> DIRECTIVE: Could you repeat, exactly as they stand, the lines between the one with "Write a LaTeX" and the one with "(-0.453,0.124) rectangle (40.22,36.054);", inclusive, minus the pictures?

> SUPPLIED INFORMATION:
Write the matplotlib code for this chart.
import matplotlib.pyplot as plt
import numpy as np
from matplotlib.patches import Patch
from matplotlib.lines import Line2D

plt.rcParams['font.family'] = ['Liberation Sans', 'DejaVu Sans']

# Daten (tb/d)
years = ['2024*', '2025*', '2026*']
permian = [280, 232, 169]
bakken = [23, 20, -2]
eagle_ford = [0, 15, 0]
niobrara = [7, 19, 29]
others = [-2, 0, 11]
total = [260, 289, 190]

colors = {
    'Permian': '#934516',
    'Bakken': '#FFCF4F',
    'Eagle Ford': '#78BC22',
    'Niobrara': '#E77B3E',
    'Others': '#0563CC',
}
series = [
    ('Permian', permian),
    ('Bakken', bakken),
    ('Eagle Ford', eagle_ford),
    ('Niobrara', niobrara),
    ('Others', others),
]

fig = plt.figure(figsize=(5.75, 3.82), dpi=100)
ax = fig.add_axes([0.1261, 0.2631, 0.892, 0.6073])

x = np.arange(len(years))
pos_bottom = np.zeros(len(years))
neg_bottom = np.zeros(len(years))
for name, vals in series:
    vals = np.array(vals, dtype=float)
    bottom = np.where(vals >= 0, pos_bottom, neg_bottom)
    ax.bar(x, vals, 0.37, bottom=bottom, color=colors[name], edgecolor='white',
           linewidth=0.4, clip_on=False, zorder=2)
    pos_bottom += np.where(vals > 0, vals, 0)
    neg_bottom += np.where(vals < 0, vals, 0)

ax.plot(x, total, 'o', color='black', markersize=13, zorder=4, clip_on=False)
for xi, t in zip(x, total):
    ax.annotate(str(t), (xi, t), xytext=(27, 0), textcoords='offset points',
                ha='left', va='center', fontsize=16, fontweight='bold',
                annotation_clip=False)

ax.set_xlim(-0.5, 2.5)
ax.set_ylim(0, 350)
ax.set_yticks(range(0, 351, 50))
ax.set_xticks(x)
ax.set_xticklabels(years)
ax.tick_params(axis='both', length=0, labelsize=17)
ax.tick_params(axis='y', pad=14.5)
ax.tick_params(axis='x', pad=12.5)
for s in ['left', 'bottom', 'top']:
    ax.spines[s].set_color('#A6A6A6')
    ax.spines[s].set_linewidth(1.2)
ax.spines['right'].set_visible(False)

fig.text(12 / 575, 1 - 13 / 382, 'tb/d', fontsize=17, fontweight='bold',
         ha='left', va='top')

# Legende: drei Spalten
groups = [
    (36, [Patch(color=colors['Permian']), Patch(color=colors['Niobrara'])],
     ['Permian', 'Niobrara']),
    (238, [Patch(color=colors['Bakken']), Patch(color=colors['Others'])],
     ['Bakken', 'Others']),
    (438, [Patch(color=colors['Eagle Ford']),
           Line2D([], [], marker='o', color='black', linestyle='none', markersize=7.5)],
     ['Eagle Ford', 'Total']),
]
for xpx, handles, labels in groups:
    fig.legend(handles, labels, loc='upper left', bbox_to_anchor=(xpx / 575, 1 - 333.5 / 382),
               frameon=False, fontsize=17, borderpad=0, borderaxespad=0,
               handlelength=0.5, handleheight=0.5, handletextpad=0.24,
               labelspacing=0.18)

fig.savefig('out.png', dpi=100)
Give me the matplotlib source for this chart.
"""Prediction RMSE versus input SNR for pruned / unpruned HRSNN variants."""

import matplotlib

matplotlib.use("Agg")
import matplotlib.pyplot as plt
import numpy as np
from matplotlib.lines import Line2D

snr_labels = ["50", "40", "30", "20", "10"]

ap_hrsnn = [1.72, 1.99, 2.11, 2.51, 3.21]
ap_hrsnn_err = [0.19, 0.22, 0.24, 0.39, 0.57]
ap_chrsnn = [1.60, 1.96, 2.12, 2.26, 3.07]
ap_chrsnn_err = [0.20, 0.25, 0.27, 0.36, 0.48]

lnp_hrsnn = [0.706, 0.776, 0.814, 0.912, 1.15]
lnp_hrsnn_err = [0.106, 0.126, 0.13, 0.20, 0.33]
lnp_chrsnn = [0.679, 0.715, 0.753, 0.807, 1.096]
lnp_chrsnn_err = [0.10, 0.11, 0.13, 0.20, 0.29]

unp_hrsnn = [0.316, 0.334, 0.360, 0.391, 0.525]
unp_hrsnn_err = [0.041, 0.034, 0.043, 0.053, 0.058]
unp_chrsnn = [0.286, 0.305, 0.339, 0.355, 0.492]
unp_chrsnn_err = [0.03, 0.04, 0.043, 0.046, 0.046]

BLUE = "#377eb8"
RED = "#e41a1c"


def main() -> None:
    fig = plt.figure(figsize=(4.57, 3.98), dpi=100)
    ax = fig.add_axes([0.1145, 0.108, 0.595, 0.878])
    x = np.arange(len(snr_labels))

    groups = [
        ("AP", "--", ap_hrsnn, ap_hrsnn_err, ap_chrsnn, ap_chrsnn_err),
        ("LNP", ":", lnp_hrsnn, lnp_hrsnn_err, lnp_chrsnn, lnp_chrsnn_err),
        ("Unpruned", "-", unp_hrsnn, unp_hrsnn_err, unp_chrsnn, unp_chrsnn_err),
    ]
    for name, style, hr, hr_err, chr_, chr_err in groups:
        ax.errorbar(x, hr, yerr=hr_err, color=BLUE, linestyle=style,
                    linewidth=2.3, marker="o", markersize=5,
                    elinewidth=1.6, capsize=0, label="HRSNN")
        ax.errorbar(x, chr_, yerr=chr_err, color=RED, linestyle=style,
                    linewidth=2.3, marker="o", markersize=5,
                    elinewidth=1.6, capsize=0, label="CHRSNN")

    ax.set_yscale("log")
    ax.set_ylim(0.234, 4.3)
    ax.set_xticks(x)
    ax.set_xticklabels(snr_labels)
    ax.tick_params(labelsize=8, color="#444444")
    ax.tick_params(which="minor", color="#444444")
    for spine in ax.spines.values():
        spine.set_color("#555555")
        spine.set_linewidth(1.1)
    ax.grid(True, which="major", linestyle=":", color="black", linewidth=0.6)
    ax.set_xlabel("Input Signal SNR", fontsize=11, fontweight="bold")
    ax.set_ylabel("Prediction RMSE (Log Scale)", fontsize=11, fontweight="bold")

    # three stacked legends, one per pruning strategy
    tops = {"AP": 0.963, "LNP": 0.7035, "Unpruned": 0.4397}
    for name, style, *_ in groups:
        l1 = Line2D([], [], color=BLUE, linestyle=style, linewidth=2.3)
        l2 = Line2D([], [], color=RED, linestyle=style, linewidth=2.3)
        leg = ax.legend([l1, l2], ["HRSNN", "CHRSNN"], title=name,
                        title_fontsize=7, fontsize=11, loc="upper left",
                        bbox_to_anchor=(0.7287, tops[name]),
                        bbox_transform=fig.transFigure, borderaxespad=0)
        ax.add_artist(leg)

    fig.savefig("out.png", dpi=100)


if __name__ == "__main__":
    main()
* * *
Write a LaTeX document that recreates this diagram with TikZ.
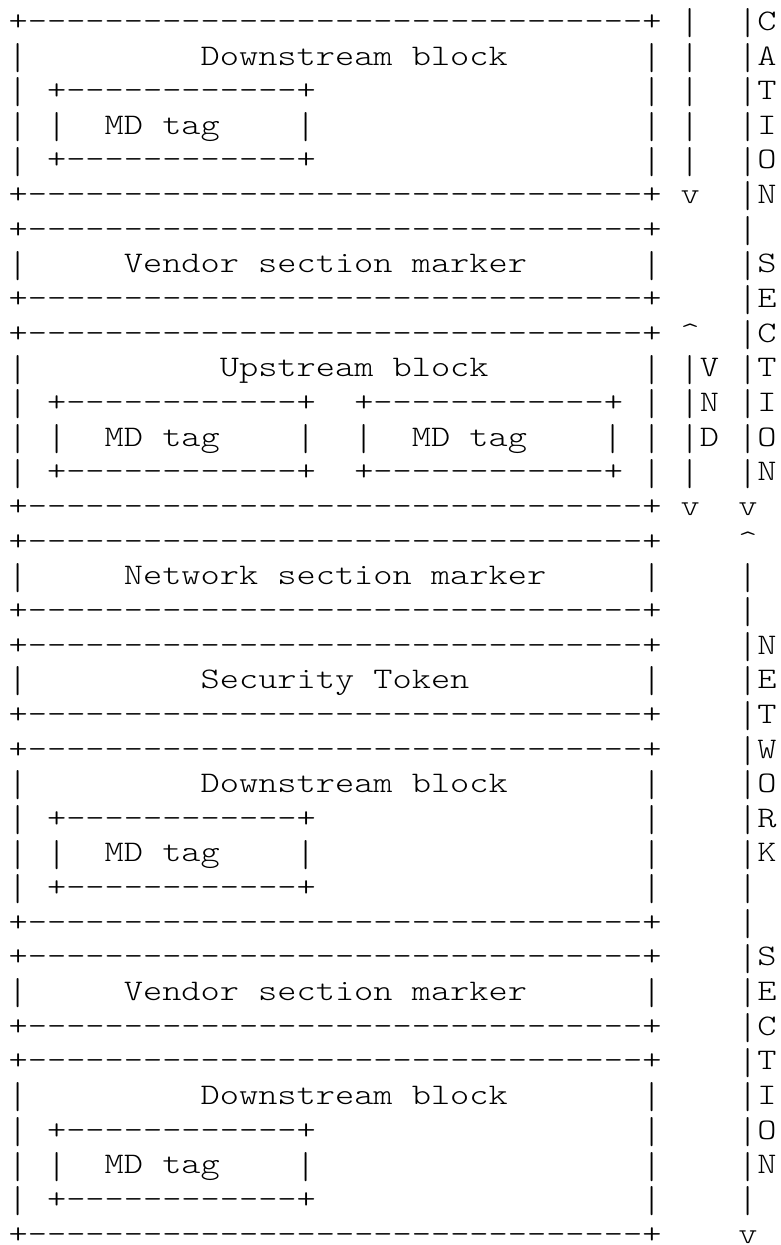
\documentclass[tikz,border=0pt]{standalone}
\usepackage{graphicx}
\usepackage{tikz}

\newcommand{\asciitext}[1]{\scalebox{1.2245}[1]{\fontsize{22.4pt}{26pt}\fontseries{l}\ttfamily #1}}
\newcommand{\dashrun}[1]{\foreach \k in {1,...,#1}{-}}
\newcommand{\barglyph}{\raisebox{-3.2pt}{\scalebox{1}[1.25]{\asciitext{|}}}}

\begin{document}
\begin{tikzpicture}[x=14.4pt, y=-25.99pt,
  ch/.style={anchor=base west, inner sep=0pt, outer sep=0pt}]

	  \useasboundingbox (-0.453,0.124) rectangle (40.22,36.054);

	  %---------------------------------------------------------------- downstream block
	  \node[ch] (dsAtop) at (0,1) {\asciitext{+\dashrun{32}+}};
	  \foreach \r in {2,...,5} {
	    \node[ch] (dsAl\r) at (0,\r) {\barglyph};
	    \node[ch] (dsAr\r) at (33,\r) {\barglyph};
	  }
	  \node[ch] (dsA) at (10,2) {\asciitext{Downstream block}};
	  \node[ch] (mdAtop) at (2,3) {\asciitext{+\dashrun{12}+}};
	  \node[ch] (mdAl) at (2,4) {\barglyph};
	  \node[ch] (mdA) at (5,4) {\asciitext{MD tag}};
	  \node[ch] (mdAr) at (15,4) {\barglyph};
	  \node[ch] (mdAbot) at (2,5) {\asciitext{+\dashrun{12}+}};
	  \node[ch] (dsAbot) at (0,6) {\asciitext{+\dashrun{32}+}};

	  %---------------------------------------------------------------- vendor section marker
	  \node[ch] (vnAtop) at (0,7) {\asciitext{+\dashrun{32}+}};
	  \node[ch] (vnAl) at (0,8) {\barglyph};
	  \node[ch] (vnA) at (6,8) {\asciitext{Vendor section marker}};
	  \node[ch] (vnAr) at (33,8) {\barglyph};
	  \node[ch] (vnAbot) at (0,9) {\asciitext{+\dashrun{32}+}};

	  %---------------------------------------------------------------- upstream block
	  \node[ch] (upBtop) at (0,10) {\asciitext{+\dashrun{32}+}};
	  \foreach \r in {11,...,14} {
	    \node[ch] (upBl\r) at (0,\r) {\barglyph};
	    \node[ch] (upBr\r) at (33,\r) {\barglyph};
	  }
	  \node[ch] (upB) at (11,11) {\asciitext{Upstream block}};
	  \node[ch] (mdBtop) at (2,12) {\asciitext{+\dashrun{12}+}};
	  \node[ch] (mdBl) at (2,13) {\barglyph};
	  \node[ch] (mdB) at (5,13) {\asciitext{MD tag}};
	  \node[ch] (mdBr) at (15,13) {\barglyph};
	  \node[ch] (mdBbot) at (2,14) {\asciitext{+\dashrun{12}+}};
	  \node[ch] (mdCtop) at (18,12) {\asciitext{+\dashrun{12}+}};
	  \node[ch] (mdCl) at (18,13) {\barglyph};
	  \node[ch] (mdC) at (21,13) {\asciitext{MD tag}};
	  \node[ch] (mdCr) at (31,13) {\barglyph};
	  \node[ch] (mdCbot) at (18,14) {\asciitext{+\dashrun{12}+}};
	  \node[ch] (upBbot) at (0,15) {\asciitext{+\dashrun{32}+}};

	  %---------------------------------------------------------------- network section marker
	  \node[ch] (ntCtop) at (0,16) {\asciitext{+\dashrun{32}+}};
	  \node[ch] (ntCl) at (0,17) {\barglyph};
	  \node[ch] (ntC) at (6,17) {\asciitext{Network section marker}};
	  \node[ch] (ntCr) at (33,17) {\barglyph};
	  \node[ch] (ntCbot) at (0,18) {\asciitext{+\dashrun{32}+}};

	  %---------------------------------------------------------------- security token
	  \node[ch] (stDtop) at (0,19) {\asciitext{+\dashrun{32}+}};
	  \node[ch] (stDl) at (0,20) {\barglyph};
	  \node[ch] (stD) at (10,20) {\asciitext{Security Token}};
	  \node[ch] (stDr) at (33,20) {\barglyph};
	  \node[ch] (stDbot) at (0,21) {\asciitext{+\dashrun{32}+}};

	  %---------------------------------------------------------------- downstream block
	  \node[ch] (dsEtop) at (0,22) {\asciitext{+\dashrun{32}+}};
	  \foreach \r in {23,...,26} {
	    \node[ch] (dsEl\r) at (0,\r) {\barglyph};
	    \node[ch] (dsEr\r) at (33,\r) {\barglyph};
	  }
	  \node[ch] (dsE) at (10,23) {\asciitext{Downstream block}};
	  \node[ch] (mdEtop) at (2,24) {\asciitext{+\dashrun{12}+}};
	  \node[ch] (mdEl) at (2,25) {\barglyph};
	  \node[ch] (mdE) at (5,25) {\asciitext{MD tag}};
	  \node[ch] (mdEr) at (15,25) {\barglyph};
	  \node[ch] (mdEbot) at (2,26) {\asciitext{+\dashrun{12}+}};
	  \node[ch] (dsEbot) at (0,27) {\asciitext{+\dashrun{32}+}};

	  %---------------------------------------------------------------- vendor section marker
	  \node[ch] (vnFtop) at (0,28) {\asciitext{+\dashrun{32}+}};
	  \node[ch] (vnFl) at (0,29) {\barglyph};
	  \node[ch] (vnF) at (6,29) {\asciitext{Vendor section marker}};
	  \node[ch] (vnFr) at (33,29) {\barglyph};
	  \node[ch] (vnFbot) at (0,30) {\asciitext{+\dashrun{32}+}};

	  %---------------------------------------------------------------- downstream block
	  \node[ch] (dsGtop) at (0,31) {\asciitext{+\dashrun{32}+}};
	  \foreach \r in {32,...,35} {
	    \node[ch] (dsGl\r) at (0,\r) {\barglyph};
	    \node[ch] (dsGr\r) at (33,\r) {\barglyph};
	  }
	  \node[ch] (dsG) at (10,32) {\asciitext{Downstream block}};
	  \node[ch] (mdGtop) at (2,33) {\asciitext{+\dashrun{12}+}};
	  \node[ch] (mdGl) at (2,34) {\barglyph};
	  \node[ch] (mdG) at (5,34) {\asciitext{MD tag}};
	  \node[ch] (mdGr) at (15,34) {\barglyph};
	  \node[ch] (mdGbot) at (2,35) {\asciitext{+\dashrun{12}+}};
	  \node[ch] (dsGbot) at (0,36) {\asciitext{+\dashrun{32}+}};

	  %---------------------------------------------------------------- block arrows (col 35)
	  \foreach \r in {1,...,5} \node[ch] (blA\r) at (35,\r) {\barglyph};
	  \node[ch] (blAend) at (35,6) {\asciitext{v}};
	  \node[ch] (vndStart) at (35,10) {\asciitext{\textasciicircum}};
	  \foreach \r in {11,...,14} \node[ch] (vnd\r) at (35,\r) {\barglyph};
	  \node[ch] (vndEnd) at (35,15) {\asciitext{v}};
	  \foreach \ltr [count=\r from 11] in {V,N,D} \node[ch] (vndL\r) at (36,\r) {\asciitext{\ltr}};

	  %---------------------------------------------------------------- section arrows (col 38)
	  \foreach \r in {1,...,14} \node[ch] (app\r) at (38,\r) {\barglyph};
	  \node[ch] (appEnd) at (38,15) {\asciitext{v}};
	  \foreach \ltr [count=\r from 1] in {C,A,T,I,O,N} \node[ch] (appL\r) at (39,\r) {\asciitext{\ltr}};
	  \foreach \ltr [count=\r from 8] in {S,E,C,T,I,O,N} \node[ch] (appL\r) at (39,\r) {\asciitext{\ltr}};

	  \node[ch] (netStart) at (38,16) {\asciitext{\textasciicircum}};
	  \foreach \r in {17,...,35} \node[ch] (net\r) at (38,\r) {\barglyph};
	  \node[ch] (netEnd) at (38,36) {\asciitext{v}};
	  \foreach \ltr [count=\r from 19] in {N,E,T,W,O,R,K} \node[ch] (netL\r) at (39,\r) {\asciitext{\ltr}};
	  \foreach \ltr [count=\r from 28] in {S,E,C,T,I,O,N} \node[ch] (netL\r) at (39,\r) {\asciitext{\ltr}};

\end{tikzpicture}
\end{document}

> TASK SOLUTION:
Write a LaTeX document that recreates this diagram with TikZ.
\documentclass[tikz,border=0pt]{standalone}
\usepackage{graphicx}
\usepackage{tikz}

\newcommand{\asciitext}[1]{\scalebox{1.2245}[1]{\fontsize{22.4pt}{26pt}\fontseries{l}\ttfamily #1}}
\newcommand{\dashrun}[1]{\foreach \k in {1,...,#1}{-}}
\newcommand{\barglyph}{\raisebox{-3.2pt}{\scalebox{1}[1.25]{\asciitext{|}}}}

\begin{document}
\begin{tikzpicture}[x=14.4pt, y=-25.99pt,
  ch/.style={anchor=base west, inner sep=0pt, outer sep=0pt}]

	  \useasboundingbox (-0.453,0.124) rectangle (40.22,36.054);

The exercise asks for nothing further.